Your task:
Extract the lines of the material below, beginning with the first and ending with the line that holds "ax.set_axisbelow(True)". Skip every picture.

--------------------------------------------------

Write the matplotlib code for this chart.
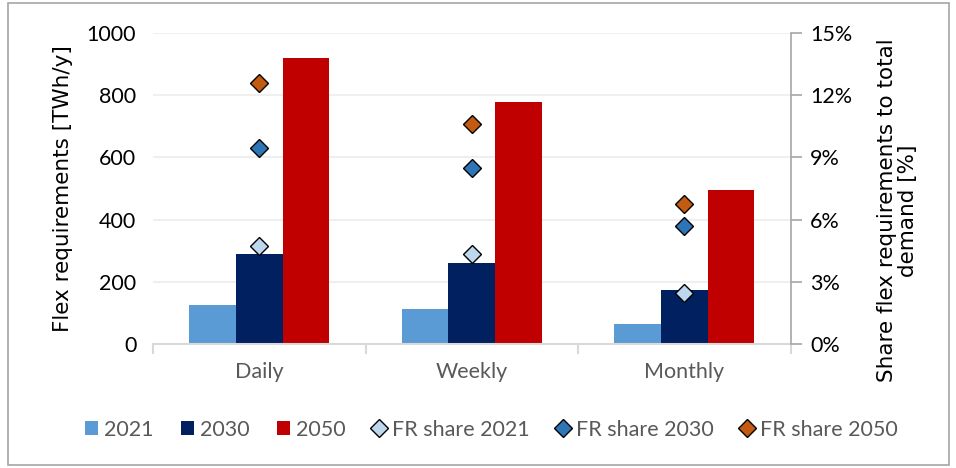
import numpy as np
import matplotlib.pyplot as plt
from matplotlib.patches import Rectangle
from matplotlib.ticker import FuncFormatter

# Data
categories = ['Daily', 'Weekly', 'Monthly']
flex_2021 = [125, 113, 64]
flex_2030 = [290, 260, 174]
flex_2050 = [920, 778, 495]
share_2021 = [4.75, 4.35, 2.45]
share_2030 = [9.45, 8.5, 5.7]
share_2050 = [12.6, 10.6, 6.75]

bar_colors = ['#5b9bd5', '#002060', '#c00000']
share_colors = ['#bdd7ee', '#2e75b6', '#c55a11']

plt.rcParams['font.family'] = ['Lato', 'DejaVu Sans']

fig = plt.figure(figsize=(9.56, 4.68), dpi=100)
ax = fig.add_axes([0.160, 0.265, 0.667, 0.6645])
ax2 = ax.twinx()

x = np.arange(len(categories))
w = 0.22
ax.bar(x - w, flex_2021, w, color=bar_colors[0], label='2021', zorder=2)
ax.bar(x, flex_2030, w, color=bar_colors[1], label='2030', zorder=2)
ax.bar(x + w, flex_2050, w, color=bar_colors[2], label='2050', zorder=2)

for vals, c, lab in zip([share_2021, share_2030, share_2050], share_colors,
                        ['FR share 2021', 'FR share 2030', 'FR share 2050']):
	ax2.plot(x, vals, linestyle='none', marker='D', markersize=9,
			 markerfacecolor=c, markeredgecolor='black', markeredgewidth=1, label=lab)

ax.set_xlim(-0.5, 2.5)
ax.set_ylim(0, 1000)
ax.set_yticks(np.arange(0, 1001, 200))
ax2.set_ylim(0, 15)
ax2.set_yticks(np.arange(0, 16, 3))
ax2.yaxis.set_major_formatter(FuncFormatter(lambda v, p: f"{v:.0f}%"))

ax.grid(axis='y', color='#efefef', lw=1.5, zorder=0)
ax.set_axisbelow(True)

# x axis: labels under categories, ticks at boundaries
ax.set_xticks(x)
ax.set_xticklabels(categories, fontsize=15.5, color='#595959')
ax.set_xticks(np.arange(-0.5, 3, 1), minor=True)
ax.tick_params(axis='x', which='major', length=0, pad=13)
ax.tick_params(axis='x', which='minor', length=7, color='#d9d9d9', width=1.5)
ax.tick_params(axis='y', length=0, labelsize=15.5, pad=12)
ax2.tick_params(axis='y', length=8, color='#a6a6a6', width=1.2, labelsize=15.5, pad=6)

for s in ['top', 'left', 'right']:
	ax.spines[s].set_visible(False)
ax.spines['bottom'].set_color('#d9d9d9')
ax.spines['bottom'].set_linewidth(1.5)
for s in ['top', 'left', 'bottom']:
	ax2.spines[s].set_visible(False)
ax2.spines['right'].set_color('#a6a6a6')
ax2.spines['right'].set_linewidth(1.2)

ax.set_ylabel('Flex requirements [TWh/y]', fontsize=15.5, family='DejaVu Sans', labelpad=10)
ax2.set_ylabel('Share flex requirements to total\ndemand [%]', fontsize=15.5,
			   family='DejaVu Sans', linespacing=1.05, multialignment='center')
ax2.yaxis.set_label_coords(1.136, 0.43)

# legend along the bottom
h1, l1 = ax.get_legend_handles_labels()
h2, l2 = ax2.get_legend_handles_labels()
fig.legend(h1 + h2, l1 + l2, loc='center', bbox_to_anchor=(0.514, 0.082), ncol=6,
		   frameon=False, fontsize=15.5, labelcolor='#595959', handlelength=0.6,
		   handleheight=0.6, handletextpad=0.3, columnspacing=1.25)

# light border around the figure
fig.patches.append(Rectangle((0.008, 0.006), 0.985, 0.988, transform=fig.transFigure,
							 fill=False, edgecolor='#a6a6a6', lw=1.2))

fig.savefig('out.png', dpi=100)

--------------------------------------------------

Result of this task:
Write the matplotlib code for this chart.
import numpy as np
import matplotlib.pyplot as plt
from matplotlib.patches import Rectangle
from matplotlib.ticker import FuncFormatter

# Data
categories = ['Daily', 'Weekly', 'Monthly']
flex_2021 = [125, 113, 64]
flex_2030 = [290, 260, 174]
flex_2050 = [920, 778, 495]
share_2021 = [4.75, 4.35, 2.45]
share_2030 = [9.45, 8.5, 5.7]
share_2050 = [12.6, 10.6, 6.75]

bar_colors = ['#5b9bd5', '#002060', '#c00000']
share_colors = ['#bdd7ee', '#2e75b6', '#c55a11']

plt.rcParams['font.family'] = ['Lato', 'DejaVu Sans']

fig = plt.figure(figsize=(9.56, 4.68), dpi=100)
ax = fig.add_axes([0.160, 0.265, 0.667, 0.6645])
ax2 = ax.twinx()

x = np.arange(len(categories))
w = 0.22
ax.bar(x - w, flex_2021, w, color=bar_colors[0], label='2021', zorder=2)
ax.bar(x, flex_2030, w, color=bar_colors[1], label='2030', zorder=2)
ax.bar(x + w, flex_2050, w, color=bar_colors[2], label='2050', zorder=2)

for vals, c, lab in zip([share_2021, share_2030, share_2050], share_colors,
                        ['FR share 2021', 'FR share 2030', 'FR share 2050']):
	ax2.plot(x, vals, linestyle='none', marker='D', markersize=9,
			 markerfacecolor=c, markeredgecolor='black', markeredgewidth=1, label=lab)

ax.set_xlim(-0.5, 2.5)
ax.set_ylim(0, 1000)
ax.set_yticks(np.arange(0, 1001, 200))
ax2.set_ylim(0, 15)
ax2.set_yticks(np.arange(0, 16, 3))
ax2.yaxis.set_major_formatter(FuncFormatter(lambda v, p: f"{v:.0f}%"))

ax.grid(axis='y', color='#efefef', lw=1.5, zorder=0)
ax.set_axisbelow(True)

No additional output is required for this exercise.